India's new cinema has a global script
CANNES: For a long time, the typical story line of an Indian film has gone something like this: Guy meets girl. They sing and dance. Guy and girl meet each other's families. More singing and dancing. Guy loses girl. Tears. Guy gets girl back. Singing and dancing all around.
It is a relatively simple formula, and it has been remarkably successful. Bollywood, as the Indian film business is often known, churns out more than 1,000 movies a year, and theaters sell more than three billion tickets annually.
Bollywood also has been unusually effective in keeping Hollywood at bay. While American exports dominate the big screen almost everywhere else, they account for less than 10 percent of the Indian market.
There is only one problem with this rosy picture. While films from China, South Korea and other Asian countries, all with far smaller domestic industries, have broken through in the West, only a handful of Indian films have done so.
Often, the only international audiences for these movies are members of the Indian diaspora, an estimated 25 million people of Indian origin who live in Britain, the United States, Southeast Asia and elsewhere.
But that may be about to change, as Bollywood starts to mirror broader shifts in the Indian economy by opening itself to globalization and adapting its products and business practices to international tastes.
Encouraged by the surprise success of several recent films by expatriate Indians, Bollywood studios are tinkering with time-honored traditions, dropping the campy song-and-dance routines and melodramatic plots in favor of more realistic fare.
The early results are giving Indian filmmakers, who are gathered here in unusually large numbers for the Cannes International Film Festival, reason to cheer. "Rang de Basanti," a film about a young British woman who inspires a group of Indian friends to shed their apathy and take pride in their country's heritage, has raked in $24 million at the box office since it was released in the winter.
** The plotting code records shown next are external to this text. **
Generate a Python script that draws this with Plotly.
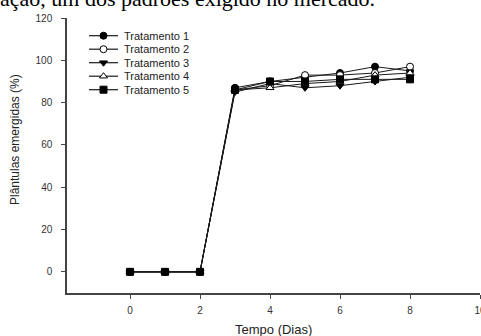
import plotly.graph_objects as go

dias = [0, 1, 2, 3, 4, 5, 6, 7, 8]
trat1 = [0, 0, 0, 87, 90, 92, 94, 97, 95]
trat2 = [0, 0, 0, 86, 88, 93, 93, 94, 97]
trat3 = [0, 0, 0, 85, 89, 87, 88, 90, 92]
trat4 = [0, 0, 0, 86, 87, 89, 90, 93, 94]
trat5 = [0, 0, 0, 86, 90, 90, 91, 91, 91]
nomes = ["Tratamento 1", "Tratamento 2", "Tratamento 3", "Tratamento 4", "Tratamento 5"]
x_ticks = [0, 2, 4, 6, 8, 10]
y_ticks = [0, 20, 40, 60, 80, 100, 120]

simbolos = ["circle", "circle", "triangle-down", "triangle-up", "square"]
preench = ["black", "white", "black", "white", "black"]
valores = [trat1, trat2, trat3, trat4, trat5]

W, H = 481, 336
L, R, T, B = 67, 1, 18, 43
PW, PH = W - L - R, H - T - B

fig = go.Figure()
for name, vals, sym, fill in zip(nomes, valores, simbolos, preench):
    fig.add_trace(go.Scatter(
        x=dias, y=vals, mode="lines+markers", name=name, showlegend=False,
        line=dict(color="#1a1a1a", width=1),
        marker=dict(symbol=sym, size=7, color=fill,
                    line=dict(color="black", width=1)),
    ))

# manual compact legend (pixel-space overlay axes)
row_y0, row_dy = 35.7, 13.5
lx0, lx1, ltx = 89, 118, 122
annotations = []
for i, (name, sym, fill) in enumerate(zip(nomes, simbolos, preench)):
    yy = row_y0 + i * row_dy
    fig.add_trace(go.Scatter(
        x=[lx0, (lx0 + lx1) / 2, lx1], y=[yy, yy, yy], mode="lines",
        xaxis="x2", yaxis="y2", showlegend=False, hoverinfo="skip",
        line=dict(color="#1a1a1a", width=1.2),
    ))
    fig.add_trace(go.Scatter(
        x=[(lx0 + lx1) / 2], y=[yy], mode="markers",
        xaxis="x2", yaxis="y2", showlegend=False, hoverinfo="skip",
        marker=dict(symbol=sym, size=7, color=fill, line=dict(color="black", width=1)),
    ))
    annotations.append(dict(
        text=name, xref="x2", yref="y2", x=ltx, y=yy,
        xanchor="left", yanchor="middle", showarrow=False,
        font=dict(family="Liberation Sans, Arial", size=11, color="#222"),
    ))

def px_to_paper_x(px):
    return (px - L) / PW

def px_to_paper_y(py):
    return (H - B - py) / PH

annotations += [
    dict(text="Tempo (Dias)", xref="paper", yref="paper",
         x=0.5, y=px_to_paper_y(329), xanchor="center", yanchor="middle",
         showarrow=False,
         font=dict(family="Liberation Sans, Arial", size=13, color="#222")),
    dict(text="Plântulas emergidas (%)", xref="paper", yref="paper",
         x=px_to_paper_x(15), y=px_to_paper_y(139), xanchor="center", yanchor="middle",
         textangle=-90, showarrow=False,
         font=dict(family="Liberation Sans, Arial", size=12, color="#222")),
    dict(text="ação, um dos padrões exigido no mercado.",
         xref="paper", yref="paper", x=px_to_paper_x(-2), y=px_to_paper_y(-1.5),
         xanchor="left", yanchor="middle", showarrow=False,
         font=dict(family="Liberation Serif, Times New Roman", size=22, color="black")),
]

axis_font = dict(family="Liberation Sans, Arial", size=10, color="#333")
fig.update_layout(
    width=W, height=H,
    margin=dict(l=L, r=R, t=T, b=B, autoexpand=False),
    paper_bgcolor="white", plot_bgcolor="white",
    showlegend=False,
    xaxis=dict(range=[-1.8, 10], tickvals=x_ticks, automargin=False,
               showgrid=False, zeroline=False, showline=True,
               linecolor="#444", linewidth=1.5, ticks="outside",
               ticklen=4, tickcolor="#444", tickfont=axis_font,
               ticklabelstandoff=3, ticklabeloverflow="allow"),
    yaxis=dict(range=[-10, 120], tickvals=y_ticks, automargin=False,
               showgrid=False, zeroline=False, showline=True,
               linecolor="#444", linewidth=1.5, ticks="outside",
               ticklen=4, tickcolor="#444", tickfont=axis_font,
               ticklabelstandoff=7, ticklabeloverflow="allow"),
    xaxis2=dict(range=[L, W - R], overlaying="x", visible=False, fixedrange=True),
    yaxis2=dict(range=[H - B, T], overlaying="y", visible=False, fixedrange=True),
    annotations=annotations,
)

fig.write_html("out.html", config={"displayModeBar": False},
               post_script="document.body.style.margin='0';document.body.style.overflow='hidden';")
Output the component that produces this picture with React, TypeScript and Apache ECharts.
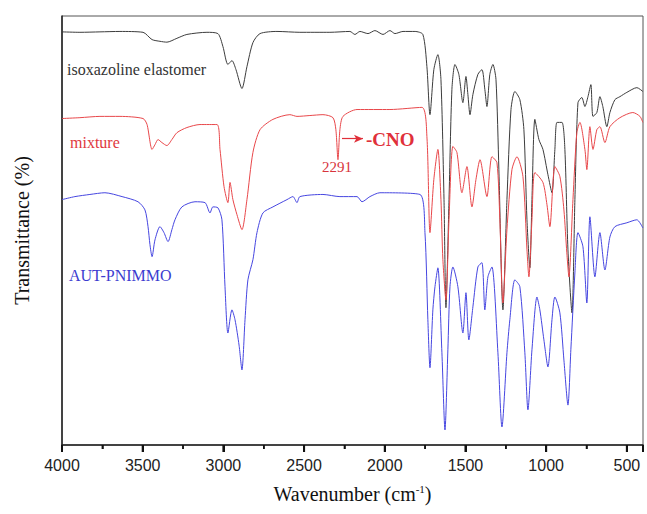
import React, { useEffect, useRef } from "react";
import * as echarts from "echarts";

// Wavenumber (cm-1) and transmittance (arbitrary %, offset traces)
const elastomerWn = [4000,3889,3765,3641,3498,3442,3393,3350,3288,3226,3102,3034,3003,2972,2947,2922,2885,2854,2817,2773,2668,2526,2340,2216,2185,2154,2104,2061,2011,1968,1937,1887,1813,1764,1739,1720,1696,1671,1652,1633,1621,1602,1584,1565,1541,1516,1497,1485,1472,1454,1423,1398,1380,1367,1349,1330,1311,1293,1268,1243,1218,1194,1163,1138,1119,1101,1088,1070,1045,1020,989,964,946,933,902,884,865,840,822,803,779,760,741,723,710,686,667,649,624,605,574,543,500,438,401];
const elastomerT = [96.3,96.2,96.3,96.4,96.2,94.5,94.1,93.9,94.8,95.7,96.2,95.9,92.9,88.7,89.6,87.5,83.1,88.2,93.8,95.9,96.4,96.2,96.2,96.4,95.7,96.4,95.9,96.6,95.7,96.6,95.9,96.4,96.4,95.7,88.2,77.0,87.5,91.0,85.2,57.2,32.0,57.2,82.9,88.7,86.4,79.8,85.9,81.7,77.0,81.7,86.4,87.5,82.9,78.9,86.4,88.7,85.2,64.2,31.5,57.2,78.2,82.4,80.5,73.5,52.5,41.3,57.2,75.9,71.2,68.9,63.0,58.8,68.9,75.2,75.2,68.9,45.5,30.8,57.2,79.8,81.0,78.9,81.2,84.0,76.6,77.5,81.2,78.9,74.2,77.5,80.5,81.2,82.2,83.3,82.4];

const mixtureWn = [4000,3889,3765,3641,3498,3473,3442,3424,3405,3381,3350,3319,3288,3226,3145,3040,3021,2996,2972,2959,2941,2916,2885,2854,2817,2773,2693,2588,2544,2464,2383,2321,2303,2290,2278,2259,2172,1968,1770,1739,1720,1696,1671,1652,1640,1621,1602,1578,1553,1522,1491,1460,1435,1410,1367,1336,1305,1287,1268,1243,1212,1181,1144,1119,1107,1088,1070,1020,995,977,946,915,890,872,859,834,810,791,760,748,729,710,686,667,636,605,543,463,419,401];
const mixtureT = [76.1,76.3,76.6,76.6,76.1,74.7,68.9,70.0,71.2,70.5,69.8,71.2,72.8,74.0,74.7,74.7,68.9,60.2,56.5,61.2,57.2,53.7,50.2,57.2,68.2,73.5,75.9,77.0,76.6,76.8,77.0,76.3,73.5,66.5,73.5,76.6,78.2,78.2,78.7,71.9,49.5,61.9,68.9,57.2,43.2,33.8,52.5,69.6,68.2,58.8,64.9,55.5,61.9,66.5,57.9,67.2,65.8,52.5,33.1,50.2,64.2,67.2,62.6,45.5,39.2,52.5,63.5,61.2,56.0,50.9,64.9,62.6,54.8,44.8,39.2,57.2,72.8,75.2,68.9,64.2,74.2,68.9,73.5,74.2,70.5,74.2,76.3,77.5,76.6,75.2];

const pnimmoWn = [4000,3920,3827,3734,3628,3529,3486,3467,3455,3442,3424,3393,3368,3343,3319,3300,3257,3176,3114,3083,3065,3034,3009,2990,2972,2947,2928,2903,2885,2866,2848,2817,2792,2755,2693,2606,2569,2544,2526,2383,2278,2172,2141,2092,2030,1782,1751,1733,1720,1702,1689,1671,1646,1627,1609,1596,1578,1547,1516,1497,1479,1454,1423,1398,1380,1361,1336,1299,1274,1243,1225,1194,1163,1132,1113,1088,1057,1039,1014,989,964,946,915,890,865,847,822,803,772,748,729,698,667,636,605,574,500,438,401];
const pnimmoT = [57.2,57.9,58.4,58.8,57.9,56.7,54.8,50.9,46.7,43.9,47.8,50.9,49.5,47.4,50.2,52.5,55.5,56.7,56.5,54.1,55.5,55.3,52.5,36.9,26.1,31.5,29.2,23.3,17.5,29.2,38.5,43.2,49.5,54.1,55.5,57.2,57.9,56.5,57.9,58.4,57.9,57.9,56.7,57.9,58.8,58.4,49.5,29.2,18.0,31.5,36.9,41.3,21.5,3.5,22.2,36.9,41.5,36.9,26.1,35.5,24.5,32.2,41.5,42.5,31.5,39.2,41.5,21.5,4.2,21.5,29.2,38.5,36.9,21.5,8.2,22.2,34.5,31.5,24.5,18.2,29.2,34.5,30.8,19.8,9.3,22.2,40.1,49.5,46.2,33.1,53.2,39.2,49.5,40.8,48.5,50.9,51.8,52.5,50.6];

const seriesNames = ["isoxazoline elastomer", "mixture", "AUT-PNIMMO"];
const xMajorTicks = [4000, 3500, 3000, 2500, 2000, 1500, 1000, 500];
const xMinorTicks = [3750, 3250, 2750, 2250, 1750, 1250, 750];
const cnoArrowWn = [2265, 2135];
const cnoArrowT = 71.4;

const SERIF = '"Liberation Serif", "Times New Roman", serif';
const SANS = '"Liberation Sans", Arial, sans-serif';

const toPairs = (wn: number[], t: number[]) => wn.map((w, i) => [-w, t[i]]);

export default function App() {
  const ref = useRef<HTMLDivElement>(null);
  useEffect(() => {
    if (!ref.current) return;
    const chart = echarts.init(ref.current, null, { renderer: "svg" });
    const tickData = [
      ...xMajorTicks.map((v) => [-v, 1]),
      ...xMinorTicks.map((v) => [-v, 0]),
    ];
    chart.setOption({
      animation: false,
      grid: {
        left: 62,
        right: 4,
        top: 16,
        bottom: 69,
        show: true,
        borderColor: "#555",
        borderWidth: 1,
      },
      xAxis: {
        type: "value",
        min: -4000,
        max: -400,
        interval: 500,
        splitLine: { show: false },
        name: "Wavenumber (cm{sup|-1})",
        nameLocation: "middle",
        nameGap: 38,
        nameTextStyle: {
          fontFamily: SERIF,
          fontSize: 20,
          color: "#111",
          rich: {
            sup: { fontSize: 11, fontFamily: SERIF, color: "#111", verticalAlign: "top", padding: [0, 0, 10, 0] },
          },
        },
        axisLine: { show: true, lineStyle: { color: "#222", width: 1.5 } },
        axisTick: { show: true, length: 7, lineStyle: { color: "#111", width: 2 } },
        minorTick: { show: true, splitNumber: 2, length: 4, lineStyle: { color: "#111", width: 1.5 } },
        axisLabel: {
          show: true,
          margin: 12,
          fontFamily: SANS,
          fontSize: 16,
          color: "#222",
          formatter: (v: number) => (xMajorTicks.indexOf(-v) >= 0 ? String(-v) : ""),
        },
      },
      yAxis: {
        type: "value",
        min: 0,
        max: 100,
        name: "Transmittance (%)",
        nameLocation: "middle",
        nameGap: 30,
        nameTextStyle: { fontFamily: SERIF, fontSize: 20, color: "#111" },
        axisLine: { show: true, lineStyle: { color: "#222", width: 1.5 } },
        axisTick: { show: false },
        axisLabel: { show: false },
        splitLine: { show: false },
      },
      series: [
        {
          name: seriesNames[0],
          type: "line",
          data: toPairs(elastomerWn, elastomerT),
          showSymbol: false,
          smooth: 0.25,
          lineStyle: { color: "#3c3c3c", width: 1 },
        },
        {
          name: seriesNames[1],
          type: "line",
          data: toPairs(mixtureWn, mixtureT),
          showSymbol: false,
          smooth: 0.25,
          lineStyle: { color: "#e8474a", width: 1 },
          markLine: {
            silent: true,
            symbol: ["none", "arrow"],
            symbolSize: [6, 9],
            label: { show: false },
            lineStyle: { color: "#e0303a", width: 1.2, type: "solid" },
            data: [[{ coord: [-cnoArrowWn[0], cnoArrowT] }, { coord: [-cnoArrowWn[1], cnoArrowT] }]],
          },
        },
        {
          name: seriesNames[2],
          type: "line",
          data: toPairs(pnimmoWn, pnimmoT),
          showSymbol: false,
          smooth: 0.25,
          lineStyle: { color: "#4646e0", width: 1 },
        },
        {
          name: "ticks",
          type: "custom",
          silent: true,
          clip: false,
          z: 20,
          data: tickData,
          renderItem: (params: any, api: any) => {
            const p = api.coord([api.value(0), 0]);
            const major = api.value(1) === 1;
            return {
              type: "line",
              shape: { x1: p[0], y1: p[1], x2: p[0], y2: p[1] + (major ? 7 : 4) },
              style: { stroke: "#111", lineWidth: major ? 2 : 1.5 },
            };
          },
        },
      ],
      graphic: [
        { type: "text", x: 67, y: 69, style: { text: seriesNames[0], fontFamily: SERIF, fontSize: 16, fill: "#333", verticalAlign: "middle" } },
        { type: "text", x: 70, y: 142, style: { text: seriesNames[1], fontFamily: SERIF, fontSize: 16, fill: "#e0383e", verticalAlign: "middle" } },
        { type: "text", x: 69, y: 275, style: { text: seriesNames[2], fontFamily: SERIF, fontSize: 16, fill: "#3c3cd0", verticalAlign: "middle" } },
        { type: "text", x: 322, y: 167, style: { text: "2291", fontFamily: SERIF, fontSize: 15, fill: "#d8343c", verticalAlign: "middle" } },
        { type: "text", x: 366, y: 139, style: { text: "-CNO", fontFamily: SERIF, fontSize: 19, fontWeight: "bold", fill: "#e0303a", verticalAlign: "middle" } },
      ],
    });
    return () => chart.dispose();
  }, []);
  return (
    <div
      ref={ref}
      style={{ position: "absolute", left: 0, top: 0, width: 647, height: 514, background: "#fff" }}
    />
  );
}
That may not seem like much by the standards of Hollywood, where a blockbuster's takings are measured in the hundreds of millions, but it is a huge amount in a market where film budgets are typically less than $10 million.
Perhaps more surprisingly, $9 million of the total has come from outside India, and Ronnie Screwala, chief executive of UTV Motion Pictures, which produced "Rang de Basanti," attributed the export success to the new approach.
"For 100 years of Indian filmmaking, scripts were an afterthought," he said.
Marketing strategies are also changing. In the past, Screwala said, Indian filmmakers spent only about 5 percent of a movie's budget on marketing, leaving the work to distributors, who were good at getting films into theaters but often out of touch with consumer tastes.
On "Rang de Basanti," marketing spending was raised to 40 percent of the budget, comparable to Hollywood levels, and the change has helped make the film more palatable to Western audiences, he said.
It may be no coincidence that Indian filmmakers' new openness to Western approaches comes as Hollywood prepares a new move onto their turf. While U.S. imports continue to be hampered by Indian audiences' preference for domestic films as well as strict rules limiting the amount of sex and violence that can be shown on Indian screens, several Hollywood studios recently announced plans to start making their first films in India.
Sony Pictures Entertainment has one film in the works, while Walt Disney's Buena Vista division also recently set up shop in India.
Hollywood executives say these ventures are aimed primarily at the domestic Indian market. Meanwhile, a growing number of Bollywood studios are looking in the other direction, aiming to make movies in a more international style.
Planman Motion Pictures, a Mumbai-based studio, is working on a film called "London Summer," to be set in Britain around the time of the wedding of Prince Charles and Camilla. The story, about a fictional Indian nobleman and his mistress, features an Indian cast and a Bollywood director, Rituparno Ghosh.
"If a mainstream audience wants to go see a film by Wong Kar-wai or Pedro Almodóvar, then why not Ghosh?" said Shubho Shekhar Bhattacharjee, chief executive of Planman, referring to the Chinese and Spanish directors.
One attraction of filming outside India is the public financing, including tax breaks, that Britain and other European countries offer that do not exist in India.
Britain and India recently signed a film co-production pact that is aimed at making it easier for films with mixed Indian and British financing to realize these benefits, while opening the doors to British filmmakers to do more work in India, where costs are lower.